2014 GSA Annual Meeting in Vancouver, British Columbia (19–22 October 2014)

Paper No. 125-7
Presentation Time: 10:30 AM


SKOREYKO, Daniel, KLAPPSTEIN, Gabrielle, ROSTRON, Benjamin J. and MUEHLENBACHS, Karlis, Earth and Atmospheric Sciences, University of Alberta, 1-26 Earth Sciences Building, University of Alberta, Edmonton, AB T6G 2E3, Canada, dskoreyk@ualberta.ca

The Aquistore project is one of Canada’s first large-scale aquifer CO2 storage projects. CO2 will be captured at SaskPower’s Boundary Dam coal-fired power generation station and transported approximately four kilometers via underground pipeline to a newly-drilled 3400 m deep injection well. During the drilling of the 3400 m deep injection and observation wells, mud gas samples were collected at periodic intervals to create a carbon isotope depth profile prior to injection and long term CO2storage.

Seventy six gas samples were collected from recirculating drilling mud. Samples were collected using Isotubes and the carbon isotope ratios (13C/12C) for methane, ethane, propane, and butane were measured for each sample using a Finning-MAT 252 GC-IRMS. Samples were run in duplicate or triplicate to ensure accurate results and then plotted to create a vertical compound specific carbon isotope mud gas depth profile. To ensure the sampling procedure was accurate, approximately 10% of the samples were collected at the same horizon in both wells and compared.

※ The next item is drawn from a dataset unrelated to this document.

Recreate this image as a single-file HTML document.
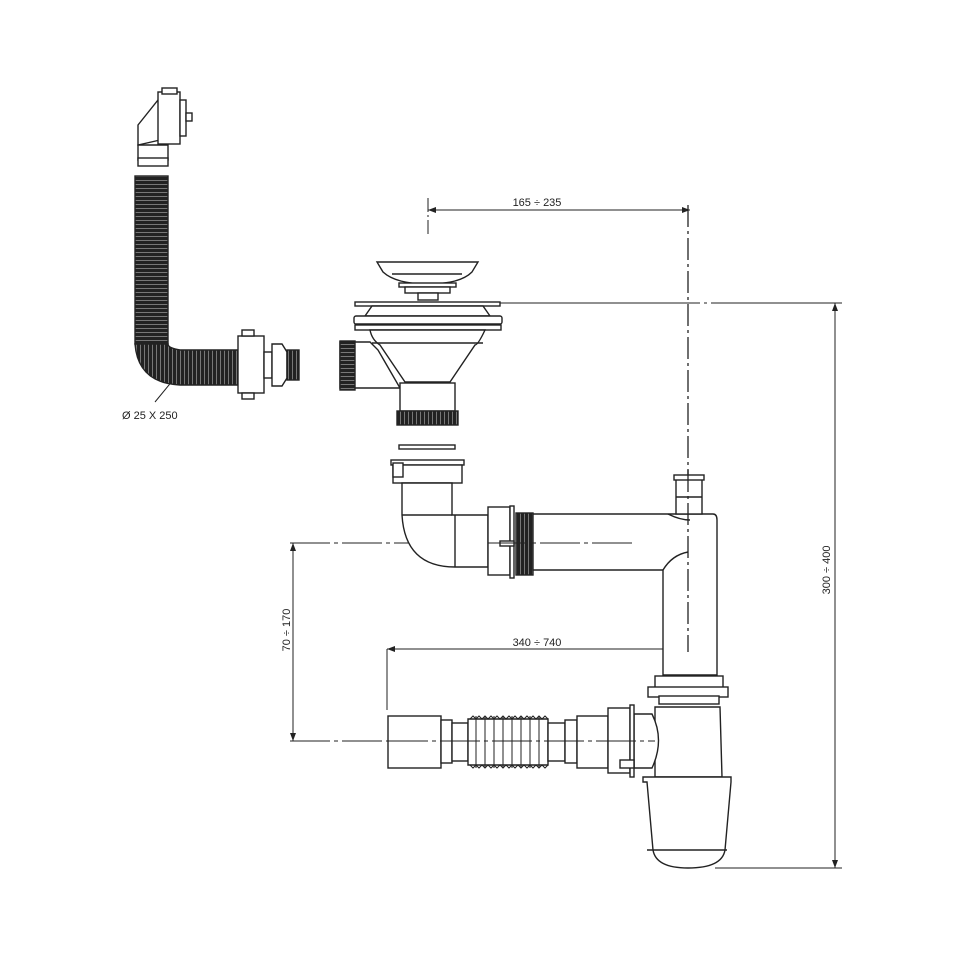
<!DOCTYPE html>
<html><head><style>html,body{margin:0;padding:0;background:#fff}svg{display:block}text{font-family:"Liberation Sans",sans-serif;font-size:11px;fill:#222}</style></head>
<body>
<svg width="960" height="960" viewBox="0 0 960 960" xmlns="http://www.w3.org/2000/svg">
<defs>
<pattern id="rib" width="4" height="4" patternUnits="userSpaceOnUse"><rect width="4" height="4" fill="#222"/><rect y="0" width="4" height="1" fill="#777"/></pattern>
<pattern id="ribv" width="4" height="4" patternUnits="userSpaceOnUse"><rect width="4" height="4" fill="#222"/><rect x="0" width="1" height="4" fill="#777"/></pattern>
<marker id="ar" markerWidth="8" markerHeight="6" refX="8" refY="3" orient="auto-start-reverse"><path d="M0,0 L8,3 L0,6z" fill="#222"/></marker>
</defs>
<g stroke="#222" stroke-width="1" fill="none">
<!-- dimension lines -->
<line x1="428" y1="198" x2="428" y2="236" stroke-dasharray="14,3,2,3"/>
<line x1="428" y1="210" x2="690" y2="210" marker-start="url(#ar)" marker-end="url(#ar)"/>
<line x1="688" y1="205" x2="688" y2="652" stroke-dasharray="22,4,3,4" stroke-width="1.3"/>
<line x1="500" y1="303" x2="842" y2="303" stroke-dasharray="200,4,3,4"/>
<line x1="715" y1="868" x2="842" y2="868"/>
<line x1="835" y1="303" x2="835" y2="868" marker-start="url(#ar)" marker-end="url(#ar)"/>
<line x1="290" y1="543" x2="632" y2="543" stroke-dasharray="40,4,4,4"/>
<line x1="290" y1="741" x2="655" y2="741" stroke-dasharray="40,4,4,4"/>
<line x1="293" y1="543" x2="293" y2="741" marker-start="url(#ar)" marker-end="url(#ar)"/>
<line x1="387" y1="649" x2="690" y2="649" marker-start="url(#ar)" marker-end="url(#ar)"/>
<line x1="387" y1="649" x2="387" y2="710"/>
<line x1="155" y1="402" x2="178" y2="374"/>
</g>
<text x="537" y="206" text-anchor="middle">165 ÷ 235</text>
<text x="537" y="646" text-anchor="middle">340 ÷ 740</text>
<text x="122" y="419">Ø 25 X 250</text>
<text transform="translate(830,570) rotate(-90)" text-anchor="middle">300 ÷ 400</text>
<text transform="translate(290,630) rotate(-90)" text-anchor="middle">70 ÷ 170</text>

<g stroke="#222" stroke-width="1.4" fill="#fff">
<!-- left overflow fitting -->
<path d="M138,125 L158,100 L160,140 L138,145z"/>
<rect x="158" y="92" width="22" height="52"/>
<rect x="162" y="88" width="15" height="6"/>
<rect x="180" y="100" width="6" height="36"/>
<rect x="186" y="113" width="6" height="8"/>
<path d="M138,145 L168,145 L168,160 L138,160z"/>
<rect x="138" y="158" width="30" height="8"/>
<!-- hose -->
<rect x="135" y="176" width="33" height="168" fill="url(#rib)"/>
<path d="M135,344 Q138,383 180,385 L240,385 L240,350 L180,350 Q168,348 168,344z" fill="url(#ribv)"/>
<rect x="238" y="336" width="26" height="57"/>
<rect x="242" y="330" width="12" height="6"/><rect x="242" y="393" width="12" height="6"/>
<rect x="264" y="352" width="8" height="26"/>
<path d="M272,344 L282,344 L287,352 L287,378 L282,386 L272,386z"/>
<rect x="287" y="350" width="12" height="30" fill="url(#ribv)"/>

<!-- strainer basket -->
<path d="M377,262 L478,262 L472,272 Q460,284 428,284 Q396,284 383,272z"/>
<path d="M392,274 h70" fill="none"/>
<rect x="399" y="283" width="57" height="4"/><rect x="405" y="287" width="45" height="6"/>
<rect x="418" y="293" width="20" height="7"/>
<!-- sink flange body -->
<rect x="355" y="302" width="145" height="4"/>
<path d="M372,306 L483,306 L490,316 L365,316z"/>
<rect x="354" y="316" width="148" height="8" rx="2"/>
<rect x="355" y="325" width="146" height="5"/>
<path d="M370,330 L485,330 Q478,345 475,345 L450,382 L405,382 L380,345 Q372,340 370,330z"/>
<line x1="372" y1="343" x2="483" y2="343"/>
<path d="M340,342 L370,342 L378,350 L400,388 L340,388z"/>
<rect x="340" y="341" width="15" height="49" fill="url(#rib)"/>
<rect x="400" y="383" width="55" height="28"/>
<rect x="397" y="411" width="61" height="14" fill="url(#ribv)"/>
<rect x="399" y="445" width="56" height="4"/>

<!-- trap top elbow -->
<rect x="391" y="460" width="73" height="5"/>
<rect x="393" y="465" width="69" height="18"/>
<rect x="393" y="463" width="10" height="14"/>
<path d="M402,483 L452,483 L452,515 L488,515 L488,567 L455,567 Q405,567 402,515z"/>
<line x1="402" y1="515" x2="452" y2="515"/><line x1="455" y1="515" x2="455" y2="567"/>
<rect x="488" y="507" width="22" height="68"/>
<rect x="510" y="506" width="4" height="72"/>
<rect x="500" y="541" width="14" height="5"/>
<rect x="516" y="513" width="17" height="62" fill="url(#ribv)"/>
<path d="M533,514 L713,514 Q717,514 717,520 L717,675 L663,675 L663,570 L533,570z"/>
<path d="M668,514 Q680,520 690,520" fill="none"/><path d="M663,570 Q672,555 688,552" fill="none"/>
<rect x="676" y="478" width="26" height="36"/>
<rect x="674" y="475" width="30" height="5"/>
<line x1="676" y1="497" x2="702" y2="497"/>

<!-- bottle trap -->
<rect x="655" y="676" width="68" height="20"/>
<rect x="648" y="687" width="80" height="10"/>
<rect x="659" y="696" width="60" height="8"/>
<path d="M655,707 L720,707 L722,777 L655,777z"/>
<path d="M643,777 L731,777 L731,782 L725,850 Q722,868 688,868 Q656,868 653,850 L647,782 L643,782z"/>
<line x1="647" y1="850" x2="727" y2="850"/>
<!-- horizontal outlet -->
<rect x="388" y="716" width="53" height="52"/>
<rect x="441" y="720" width="11" height="43"/>
<rect x="452" y="723" width="16" height="38"/>
<path d="M468,719 L548,719 L548,765 L468,765z" fill="#fff"/>
<g fill="none" stroke-width="1">
<path d="M470,719 l3,-3 l3,3 l3,-3 l3,3 l3,-3 l3,3 l3,-3 l3,3 l3,-3 l3,3 l3,-3 l3,3 l3,-3 l3,3 l3,-3 l3,3 l3,-3 l3,3 l3,-3 l3,3 l3,-3 l3,3 l3,-3 l3,3 l3,-3 l3,3"/>
<path d="M470,765 l3,3 l3,-3 l3,3 l3,-3 l3,3 l3,-3 l3,3 l3,-3 l3,3 l3,-3 l3,3 l3,-3 l3,3 l3,-3 l3,3 l3,-3 l3,3 l3,-3 l3,3 l3,-3 l3,3 l3,-3 l3,3 l3,-3 l3,3 l3,-3"/>
<path d="M476,716v52M485,716v52M494,716v52M503,716v52M512,716v52M521,716v52M530,716v52M539,716v52"/>
</g>
<rect x="548" y="723" width="17" height="38"/>
<rect x="565" y="720" width="12" height="43"/>
<rect x="577" y="716" width="31" height="52"/>
<path d="M634,714 L652,714 Q665,740 652,768 L634,768z"/>
<rect x="608" y="708" width="22" height="65"/>
<rect x="630" y="705" width="4" height="72"/>
<rect x="620" y="760" width="14" height="8"/>
</g>
<g stroke="#222" stroke-width="1" fill="none">
<line x1="488" y1="543" x2="632" y2="543" stroke-dasharray="40,4,4,4"/>
<line x1="388" y1="741" x2="655" y2="741" stroke-dasharray="40,4,4,4"/>
<line x1="688" y1="470" x2="688" y2="652" stroke-dasharray="22,4,3,4" stroke-width="1.3"/>
</g>
</svg>
</body></html>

The isotope depth profile is complex showing many inflection points and abrupt inflections at some formational boundaries, indicating no crossformational communication. Overall δ13C for methane ranged from -73‰ PDB near the surface to -39‰ PDB at approximately 3200 m. Cretaceous δ13C ranged from ‑73‰ to -56‰, Jurassic δ13C from -62 to -56‰, Mississippian δ13C from -54 to -43‰, Devonian from -61 to -45‰, Silurian strata yielded a δ13C ratio of -53‰, Ordovician from -51‰ to -46‰, and Cambrian strata from -50‰ to ‑39‰.This trend shows that near surface, current subsurface gases are dominated by more negative biogenic gases while with increasing depth, more enriched thermogenic gases are present.

After injection of CO2, in the event that gases begin to migrate to the surface, this background characterization will allow for the comparison of the leaked gas with the known gas distribution. This will allow the source to quickly be determined and therefore enhance the ability to take appropriate measures to reduce the impact of the affected area.